Amazon.com: a virtual business pioneer
Amazon.com is not only a true heavyweight in the online commerce industry; it helped to pave the way for other virtual business entrepreneurs and pioneers to follow in its supremely successful footsteps. Today, Amazon is the largest online retailer in the country, with little to no imminent threat to challenge the crown. Staples, the silver medalist in the category, claims only a third of the total online revenue generated by the e-commerce supergiant.

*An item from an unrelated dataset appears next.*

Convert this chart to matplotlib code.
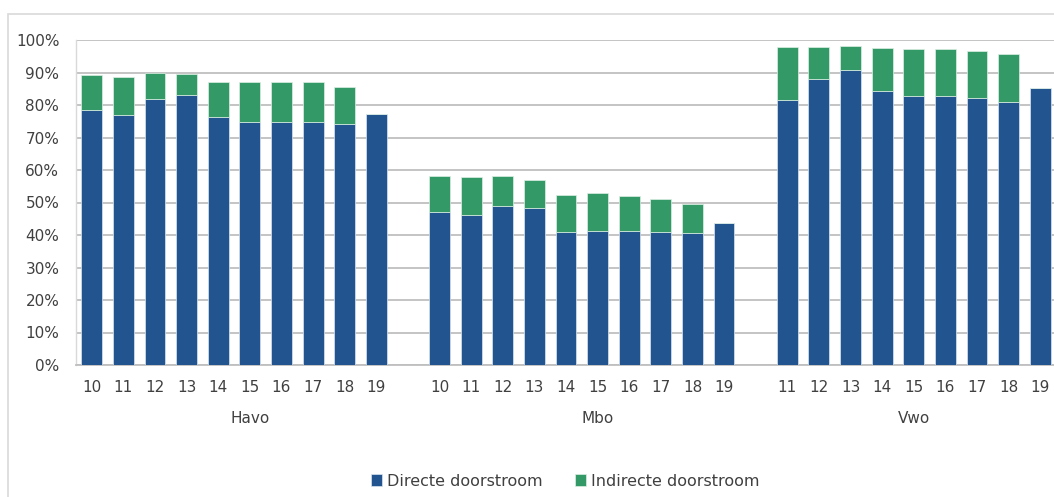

Amazon has become a household name among pretty much any computer literate family in America, but this kind of mainstream recognition did not happen overnight. What we now know as Amazon.com was actually founded 16 years ago, in 1994, by Jeffrey P. Bezos. The idea was to create an online bookstore, but as time would tell, this was only the starting point of much loftier aspirations. The website first launched online a year later in 1995, under its original name “Cadabra.com.” At a time before online shopping was commonplace, Bezos had the innovative mind to look at the internet not as intimidating wilderness but as a vast, bountiful forum in which business could be conducted sans the inherent limitations of the typical brick and mortar company. Without having to carry a copy of every title in a bevy of consumer accessible stores, the internet allowed for Bezos’ upstart bookstore to make a wider variety of books available to the public for purchase. In a sense, the new company’s capacity for breadth of selection was only just being realized, expanding to sell everything from home improvement products to electronics. The ingenuity behind Amazon’s zShops (now Amazon Marketplace) and Auctions was the driving goal to offer a one stop shop where consumers could find any item their heart desired.
Amazon’s insatiable entrepreneurial spirit, combined with the impressive scope of the operation just a few years after its launch, led Time Magazine to honor founder Bezos as its Person of the Year for 1999, citing his influence in popularizing online shopping, now the bread and butter of the virtual business world.